The sword stands for the local parish church's patron, who is John the Baptist – the church itself is called Johannes Enthauptung, or “John’s Beheading”, the sword being the instrument of this deed. The reference to John also recalls the municipality's name: Johannes is a German form of the name John. For centuries the municipality was part of the Electorate of Mainz, symbolized in the arms by the Wheel of Mainz. The three-knolled hill, called a Dreiberg in German heraldry, refers to the municipality's geographical location in the Vorspessart, and also to the three Gemeindeteile of Johannesberg, Breunsberg and Sternberg, which all end in —berg (German for “mountain”), whereas the wavy bend sinister (slanted stripe), which is meant to resemble a brook, refers to the three Gemeindeteile of Oberafferbach, Steinbach and Rückersbach, which all end in —bach (German for “brook”).

The arms have been borne since 22 March 1976 after a decision by the municipality and approval from the government of Lower Franconia.

===Town twinning===
- Avenay, Calvados, France since 1990
- Amayé-sur-Orne, Calvados, France since 1990
- Maizet, Calvados, France since 1990
- Montigny, Calvados, France since 1990
- Préaux-Bocage, Calvados, France since 1990
- Maisoncelles-sur-Ajon, Calvados, France since 1990
- Sainte-Honorine-du-Fay, Calvados, France since 1990
- Vacognes-Neuilly, Calvados, France since 1990
- Montillières-sur-Orne, Calvados, France since 1996

All nine French municipalities mentioned above are part of a single partnership organized under the umbrella organization I.C.L. Val Orne-Ajon.

==Arts and culture==

The Baroque Catholic parish church of Saint John's Beheading (Pfarrkirche Sankt Johannes' Enthauptung) stands on the hill above the village. Every year, the Catholic parish celebrates its patronage on 29 August, the day when the church commemorates the Passion of John the Baptist.
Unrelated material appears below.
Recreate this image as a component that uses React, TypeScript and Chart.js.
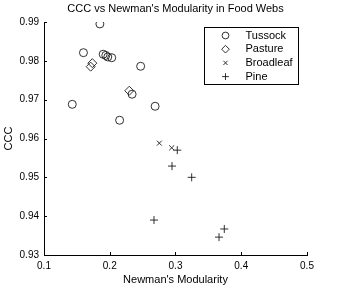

The Mühlbergfest is a yearly musical event which draws roughly 2,000 visitors. Past acts included bands as the Bananafishbones, ABCD, the Rodgau Monotones, Pur, Cashma Hoody, Boppin‘B or The Bones.

==Notable people==
- Alfons Goppel (1905–1991), German politician (CSU). From 1962 to 1978 he was Premier (Ministerpräsident) of Bavaria.